Всю ночь слышны были удары кирки и лопаты — немцы копали в мерзлой земле ход сообщения. На третье утро Чехов увидел множество изменений: немцы подвели две траншеи к асфальтовой ленте улицы — они отказались от воды, но хотели по этим траншейкам подтаскивать боеприпасы. «Вот я вас и пригнул к земле», — подумал Чехов. Он сразу увидел в стене дома напротив маленькую амбразурку. Вчера ее не было. Чехов понял: «Немецкий снайпер». «Гляди», шепнул он сержанту, пришедшему смотреть его работу, и нажал на спусковой крючок. Послышался крик, топот сапог — .автоматчики унесли снайпера, не успевшего сделать ни одного выстрела по Чехову. Чехов занялся траншеей. Немцы ползком пробирались до асфальта, перебегали асфальт и снова прыгали во вторую траншею. Чехов стал бить в тот момент, когда они вылезали на асфальт. Первый немец пополз обратно в траншею.

— Вот я вогнал тебя в землю, — сказал Чехов.

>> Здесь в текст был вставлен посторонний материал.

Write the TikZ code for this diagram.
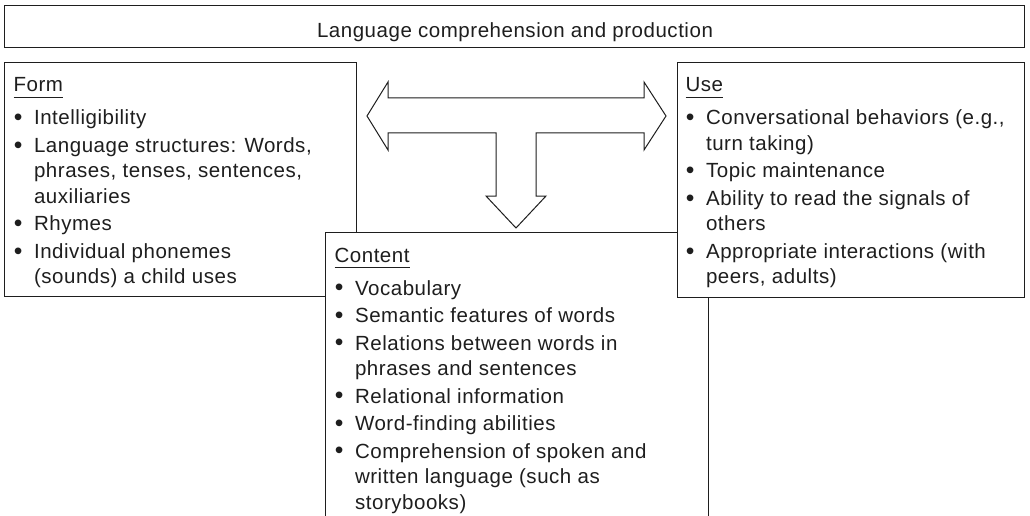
\documentclass[tikz,border=0pt]{standalone}
\usepackage{fontspec}
\setmainfont{Liberation Sans}[LetterSpace=2.6]
\usetikzlibrary{calc}
\definecolor{ink}{HTML}{1E1E1E}
% bullet and hanging indent for list lines
\newcommand\bul{\makebox[20.5pt][l]{\hspace*{0.3pt}\raisebox{-0.6pt}{\scalebox{1.2}{\textbullet}}}}
\newcommand\ind{\hspace*{20.5pt}}
% underlined panel heading
\newcommand\hdr[1]{\setbox0\hbox{#1}\rlap{\rule[-5.5pt]{\wd0}{0.9pt}}\box0}
\begin{document}
\begin{tikzpicture}[x=1pt,y=-1pt,line width=1.1pt,
  panel/.style={draw=ink,fill=white,inner sep=0pt,anchor=north west},
  listtext/.style={inner sep=0pt,anchor=base west,text=ink,
    font=\fontsize{20.5}{25.5}\selectfont}]
\useasboundingbox (0,0) rectangle (1030,516);

% heading bar
\node[panel,minimum width=1020pt,minimum height=42pt] (title) at (4,5) {};
\node[listtext,anchor=base] (titletext) at (515,37.5) {Language comprehension and production};

% Form
\node[panel,minimum width=352pt,minimum height=234pt] (form) at (4,62) {};
\node[listtext] (formtext) at ($(form.north west)+(9,30)$) {\begin{tabular}[t]{@{}l@{}}
\hdr{Form}\\[7.5pt]
\bul Intelligibility\\[2pt]
\bul Language structures: Words,\\
\ind phrases, tenses, sentences,\\
\ind auxiliaries\\[2pt]
\bul Rhymes\\[2pt]
\bul Individual phonemes\\
\ind (sounds) a child uses
\end{tabular}};

% Content
\node[panel,minimum width=383pt,minimum height=300pt] (content) at (325,232) {};
\node[listtext] (contenttext) at ($(content.north west)+(9,30)$) {\begin{tabular}[t]{@{}l@{}}
\hdr{Content}\\[7.5pt]
\bul Vocabulary\\[2pt]
\bul Semantic features of words\\[2pt]
\bul Relations between words in\\
\ind phrases and sentences\\[2pt]
\bul Relational information\\[2pt]
\bul Word-finding abilities\\[2pt]
\bul Comprehension of spoken and\\
\ind written language (such as\\
\ind storybooks)
\end{tabular}};

% Use
\node[panel,minimum width=347pt,minimum height=235pt] (use) at (677,62) {};
\node[listtext] (usetext) at ($(use.north west)+(8,30)$) {\begin{tabular}[t]{@{}l@{}}
\hdr{Use}\\[7.5pt]
\bul Conversational behaviors (e.g.,\\
\ind turn taking)\\[2pt]
\bul Topic maintenance\\[2pt]
\bul Ability to read the signals of\\
\ind others\\[2pt]
\bul Appropriate interactions (with\\
\ind peers, adults)
\end{tabular}};

% T-shaped block arrow between the three panels
\draw[ink,fill=white,line width=1pt,line join=miter]
  (367,116) -- (388,82) -- (388,98) -- (644,98) -- (644,82) -- (666,116)
  -- (644,150) -- (644,133) -- (536,133) -- (536,196) -- (546,196)
  -- (516,228) -- (486,196) -- (496,196) -- (496,133) -- (388,133)
  -- (388,150) -- cycle;
\end{tikzpicture}
\end{document}
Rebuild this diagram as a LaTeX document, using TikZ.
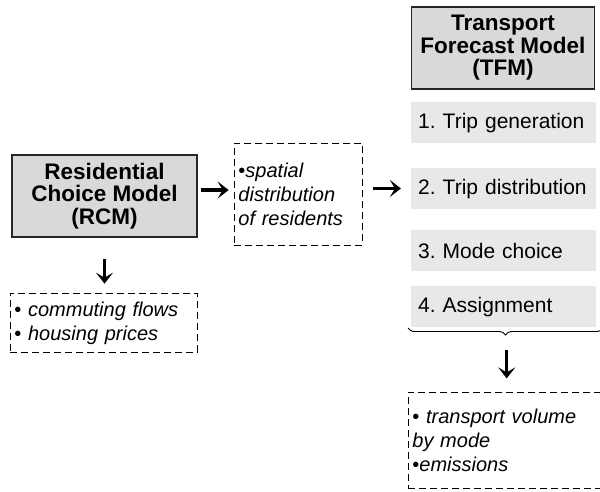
\documentclass[tikz,border=0pt]{standalone}
\usepackage{fontspec}
\setmainfont{Liberation Sans}
\usetikzlibrary{positioning,arrows.meta,decorations.pathreplacing}
\definecolor{modelgray}{HTML}{D9D9D9}
\definecolor{stepgray}{HTML}{E8E8E8}
\frenchspacing

\begin{document}
\begin{tikzpicture}[x=1pt,y=-1pt,
  model/.style={draw=black!85,line width=1.3pt,fill=modelgray,minimum width=185pt,minimum height=82pt,align=center,font=\fontsize{22.5}{22.5}\selectfont\bfseries},
  stepbox/.style={fill=stepgray,anchor=north west,minimum height=41pt,text width=171pt,inner xsep=7pt,align=left,font=\fontsize{21}{23}\selectfont},
  note/.style={draw,dashed,line width=0.9pt,dash pattern=on 7pt off 4pt,anchor=north west,align=left,inner xsep=4pt,font=\fontsize{20}{24}\selectfont\itshape},
  arr/.style={-{Stealth[length=11pt,width=17pt,inset=5pt]},line width=3.4pt}
]
\clip (0,0) rectangle (600,491);

% models
\node[model] (rcm) at (104.5,196) {Residential\\Choice Model\\(RCM)};
\node[model,minimum width=183pt] (tfm) at (503,48) {Transport\\Forecast Model\\(TFM)};

% TFM steps
\node[stepbox] (step1) at (411,102) {1. Trip generation};
\node[stepbox] (step2) at (411,168) {2. Trip distribution};
\node[stepbox] (step3) at (411,230) {3. Mode choice};
\node[stepbox] (step4) at (411,286) {4. Assignment};

% dashed outputs
\node[note,text width=120pt,minimum height=102pt] (spatial) at (234,143) {\upshape•\itshape spatial\\distribution\\of residents};
\node[note,text width=179pt,minimum height=59pt] (commute) at (10,293) {\upshape• \itshape commuting flows\\\upshape• \itshape housing prices};
\node[note,text width=200pt,minimum height=96pt] (volume) at (408,392) {\upshape• \itshape transport volume\\by mode\\\upshape•\itshape emissions};

\coordinate (bl) at (408,328);
\coordinate (br) at (603,328);
\draw[line width=0.9pt,decorate,decoration={brace,mirror,amplitude=7pt}] (bl) -- (br);

\draw[arr] (rcm.east) ++(3,-6) -- ++(28,0);
\draw[arr] (spatial.east) ++(10,-6) -- ++(28,0);
\draw[arr] (rcm.south) ++(0,21) -- ++(0,25);
\draw[arr] (step4.south) ++(3,23) -- ++(0,28);
\end{tikzpicture}
\end{document}
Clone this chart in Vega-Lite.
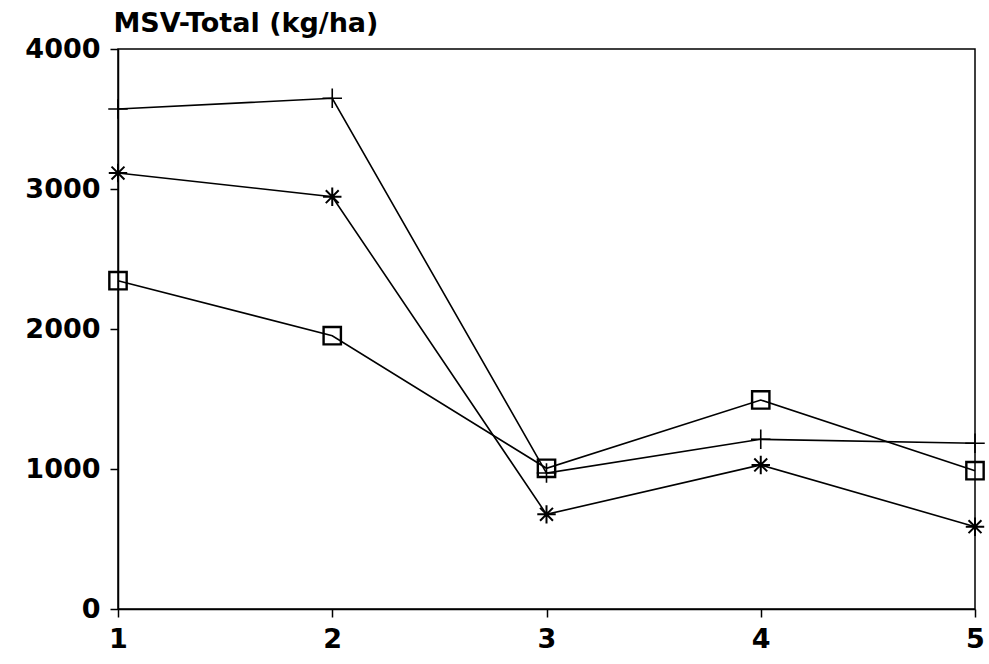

На восьмой день Чехов держал под контролем все дороги к немецким домам. Надо было менять позицию, немцы перестали ходить и стрелять. Он лежал на площадке и смотрел своими молодыми глазами на умерщвленный немцами Сталинград, — юноша, жалевший бить «по живому» из рогатки, ставший железной и святой логикой Отечественной войны страшным человеком, мстителем.